The year 2018 has its first alleged Voynich Manuscript solution. This time, two researchers say that Hebrew is the language the enigmatic book was written in. What’s behind this new hypothesis?

To be honest, I don’t know how many solutions of the Voynich Manusript have been published over the last decades. There must be at least 50, maybe even more.


A new solution?

According to reports by Fox News, The Daily Mail and others, yet another Voynich Manusript solution (or at least a solution approach) has been put forward recently (thanks to blog reader George Keller for the hint). Here are the most important facts about it:

  • Who? The new alleged solution stems from Professor Greg Kondrak and graduate student Bradley Hauer from the University of Alberta, Canada. Both are into computer science with a focus on NLP (no, this is not Neuro-linguistic Programming, but Natural Language Processing). This background gives me hope that their work is not complete crap.
  • What? The two researchers say that the manuscript was written in Hebrew. I don’t know if this is a new hypothesis. Others have claimed that the language underlying this mysterious text is Latin, Greek, English, German, Italian, Armenian or Arabic – just to name a few.
  • Where was it published? As mentioned above, there are a number of press reports about Kondrak’s and Hauer’s solution. Luckily, there’s also a scientific publication. The two presented their research at the Association for Computational Linguistics Conference 2017. Their paper “Decoding Anagrammed Texts Written in an Unknown Language and Script” appeared in Transactions of the Association for Computational Linguistics (Volume 4, Issue 1).


What Kondrak and Hauer really did

To be fair, Kondrak and Hauer don’t claim to have solved the Voynich Manuscript (the Fox News headline “15th-century manuscript with ‘alien’ characters finally decoded” is therefore nonsense). What they did is well described in the abstract of their paper:

Algorithmic decipherment is a prime example of a truly unsupervised problem. The first step in the decipherment process is the identification of the encrypted language. We propose three methods for determining the source language of a document enciphered with a monoalphabetic substitution cipher. The best method achieves 97% accuracy on 380 languages. We then present an approach to decoding anagrammed substitution ciphers, in which the letters within words have been arbitrarily transposed. It obtains the average decryption word accuracy of 93% on a set of 50 ciphertexts in 5 languages. Finally, we report  the results on the Voynich manuscript, an unsolved fifteenth century cipher, which suggest Hebrew as the language of the document.

In fact, algorithmic decipherment (i.e., letting a computer break an encrypted text without a human interfering) is a very interesting topic. In the scientific magazine, Cryptologia a number of articles have been published about it (referred to as “automated cryptoanalysis”). As described on this blog before, Hill Climbing has been used for this purpose with great success.

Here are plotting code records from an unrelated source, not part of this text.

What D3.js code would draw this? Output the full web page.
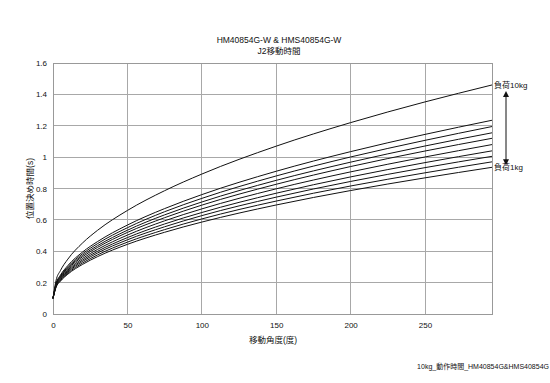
<!DOCTYPE html>
<html><head><meta charset="utf-8">
<script src="https://cdn.jsdelivr.net/npm/d3@7"></script>
<style>
body{margin:0;background:#fff;}
text{font-family:"Liberation Sans","Noto Sans CJK JP",sans-serif;fill:#111;}
</style></head>
<body><svg id="c" width="550" height="383"></svg>
<script>
const angles = [0, 2, 5, 10, 20, 30, 50, 75, 100, 150, 200, 250, 295];
const load1kg  = [0.1, 0.169, 0.209, 0.254, 0.317, 0.366, 0.444, 0.521, 0.586, 0.695, 0.787, 0.868, 0.935];
const load2kg  = [0.1, 0.172, 0.213, 0.260, 0.326, 0.377, 0.458, 0.538, 0.606, 0.720, 0.816, 0.900, 0.970];
const load3kg  = [0.1, 0.175, 0.218, 0.267, 0.336, 0.389, 0.473, 0.556, 0.627, 0.745, 0.845, 0.933, 1.005];
const load4kg  = [0.1, 0.177, 0.222, 0.273, 0.345, 0.400, 0.487, 0.574, 0.647, 0.770, 0.874, 0.965, 1.040];
const load5kg  = [0.1, 0.181, 0.228, 0.280, 0.355, 0.412, 0.503, 0.594, 0.670, 0.798, 0.906, 1.001, 1.080];
const load6kg  = [0.1, 0.184, 0.233, 0.288, 0.366, 0.425, 0.520, 0.614, 0.694, 0.827, 0.940, 1.039, 1.120];
const load7kg  = [0.1, 0.187, 0.237, 0.294, 0.375, 0.436, 0.534, 0.632, 0.714, 0.852, 0.968, 1.071, 1.155];
const load8kg  = [0.1, 0.190, 0.242, 0.301, 0.385, 0.449, 0.550, 0.652, 0.737, 0.880, 1.001, 1.107, 1.195];
const load9kg  = [0.1, 0.193, 0.248, 0.309, 0.396, 0.462, 0.567, 0.672, 0.761, 0.910, 1.035, 1.145, 1.235];
const load10kg = [0.1, 0.212, 0.277, 0.350, 0.454, 0.534, 0.660, 0.786, 0.892, 1.070, 1.220, 1.352, 1.460];
const series = [load1kg, load2kg, load3kg, load4kg, load5kg, load6kg, load7kg, load8kg, load9kg, load10kg];
const xTicks = [0, 50, 100, 150, 200, 250];
const yTicks = [0, 0.2, 0.4, 0.6, 0.8, 1, 1.2, 1.4, 1.6];
const titleLines = ["HM40854G-W & HMS40854G-W", "J2移動時間"];
const xTitle = "移動角度(度)";
const yTitle = "位置決め時間(s)";
const labelTop = "負荷10kg", labelBottom = "負荷1kg";
const footer = "10kg_動作時間_HM40854G&HMS40854G";

const svg = d3.select("#c");
const L = 53, R = 492, T = 63, B = 314;
const x = d3.scaleLinear().domain([0, 295]).range([L, R]);
const y = d3.scaleLinear().domain([0, 1.6]).range([B, T]);

const g = svg.append("g");
// gridlines
g.selectAll(".vg").data(xTicks.slice(1)).join("line")
  .attr("x1", d => x(d)).attr("x2", d => x(d)).attr("y1", T).attr("y2", B)
  .attr("stroke", "#a8a8a8").attr("stroke-width", 1).attr("shape-rendering","crispEdges");
g.selectAll(".hg").data(yTicks.slice(1)).join("line")
  .attr("x1", L).attr("x2", R).attr("y1", d => y(d)).attr("y2", d => y(d))
  .attr("stroke", "#a8a8a8").attr("stroke-width", 1).attr("shape-rendering","crispEdges");
g.append("rect").attr("x", L).attr("y", T).attr("width", R - L).attr("height", B - T)
  .attr("fill", "none").attr("stroke", "#999").attr("shape-rendering","crispEdges");

// axes labels
const xa = d3.axisBottom(x).tickValues(xTicks).tickSize(0).tickPadding(8);
const ya = d3.axisLeft(y).tickValues(yTicks).tickSize(0).tickPadding(6).tickFormat(d3.format("~g"));
const gx = svg.append("g").attr("transform", `translate(0,${B})`).call(xa);
const gy = svg.append("g").attr("transform", `translate(${L},0)`).call(ya);
[gx, gy].forEach(a => { a.select(".domain").remove(); a.selectAll("text").attr("font-size", 8).style("fill", "#111")
  .attr("font-family", "Liberation Sans, Noto Sans CJK JP, sans-serif"); });

// curves
const line = d3.line().x((d, i) => x(angles[i])).y(d => y(d)).curve(d3.curveMonotoneX);
svg.append("g").selectAll("path").data(series).join("path")
  .attr("d", line).attr("fill", "none").attr("stroke", "#111").attr("stroke-width", 1);

// titles
svg.append("g").selectAll("text").data(titleLines).join("text")
  .attr("x", 279).attr("y", (d, i) => 43 + i * 11).attr("text-anchor", "middle").attr("font-size", 8.5).text(d => d);
svg.append("text").attr("x", 273).attr("y", 343).attr("text-anchor", "middle").attr("font-size", 8.5).text(xTitle);
svg.append("text").attr("transform", `translate(33,${(T + B) / 2}) rotate(-90)`).attr("text-anchor", "middle")
  .attr("font-size", 8.5).text(yTitle);

// load labels and arrow
svg.append("text").attr("x", 494).attr("y", y(load10kg[load10kg.length - 1]) + 3).attr("font-size", 8).text(labelTop);
svg.append("text").attr("x", 494).attr("y", y(load1kg[load1kg.length - 1]) + 3).attr("font-size", 8).text(labelBottom);
const defs = svg.append("defs");
defs.append("marker").attr("id", "ah").attr("viewBox", "0 0 10 10").attr("refX", 5).attr("refY", 5)
  .attr("markerWidth", 6).attr("markerHeight", 7).attr("orient", "auto-start-reverse")
  .append("path").attr("d", "M0,0 L10,5 L0,10 z").attr("fill", "#111");
svg.append("line").attr("x1", 506).attr("x2", 506)
  .attr("y1", y(load10kg[load10kg.length - 1]) + 9).attr("y2", y(load1kg[load1kg.length - 1]) - 5)
  .attr("stroke", "#111").attr("stroke-width", 1)
  .attr("marker-start", "url(#ah)").attr("marker-end", "url(#ah)");

svg.append("text").attr("x", 549).attr("y", 369).attr("text-anchor", "end").attr("font-size", 7).text(footer);
</script></body></html>
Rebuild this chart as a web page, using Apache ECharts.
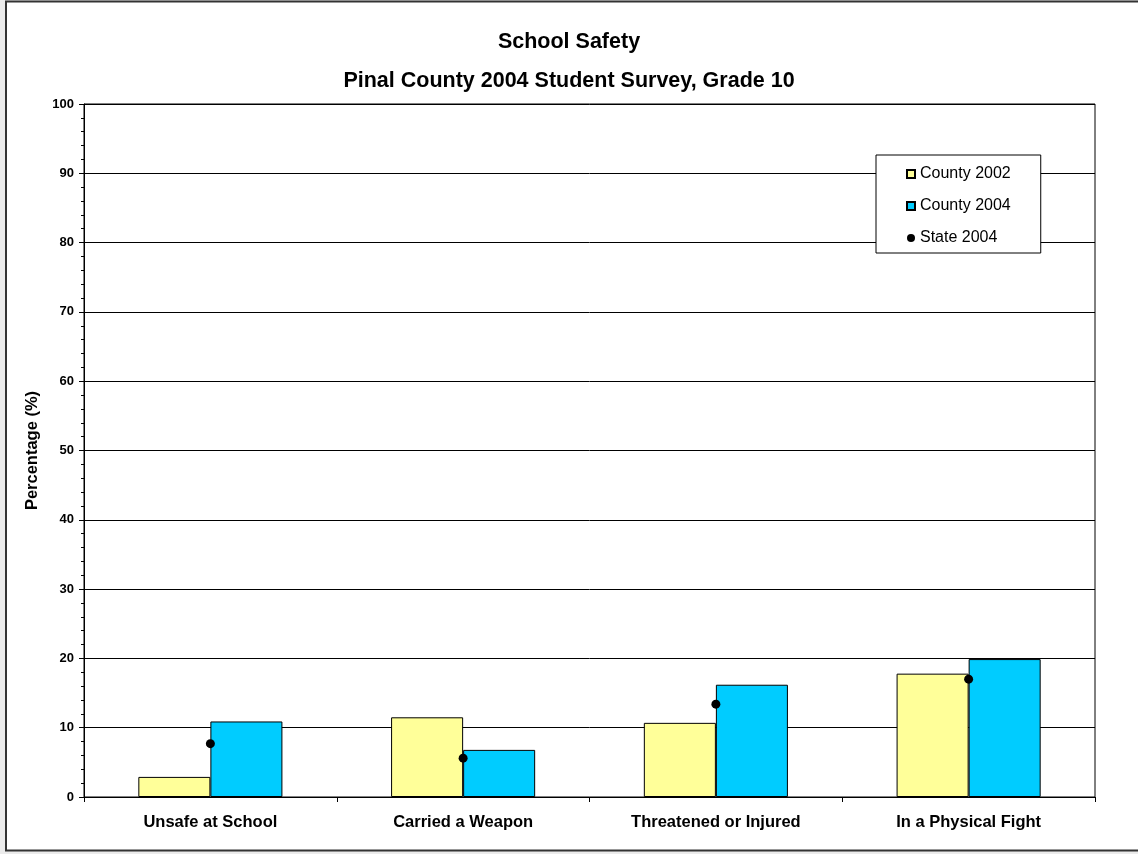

Before Kondrak and Hauer published the paper mentioned above, they co-authored a scientific article about algorithmic decipherment of mono-alphabetical substitution ciphers (MASCs). I haven’t read it yet, but it looks quite interesting. As can be read in the abstract above, their current paper improves their algorithmic decipherment techniques by introducing new methods for determining the cleartext language.

In the last chapter of their paper, Kondrak and Hauer apply their solution method to the Voynich Manuscript. This experiment can only be successful if the Voynich Manuscript was encrypted with a MASC – which is far from clear. At least, Kondrak’s and Hauer’s method delivers a result: Hebrew is the language that fits best. The first sentence of the manuscript might be:

She made recommendations to the priest, man of the house and me and people.


Serious research, but not a solution

Sub-chapter 5.4 of Kondrak’s and Hauer’s paper is titled “Decipherment Experiments”. This headline exactly describes what is going on here. Two comutational linguists ask themselves what happens if the text in the Voynich Manuscript is treated as a MASC encryption in an unknown language and fed to a MASC solving program. One of the conclusions given in the paper reads as follows: “[Our work] can only be a starting point for scholars that are well-versed in the given language and historical period.” In other words: Don’t trust this “solution”, it’s only experimental.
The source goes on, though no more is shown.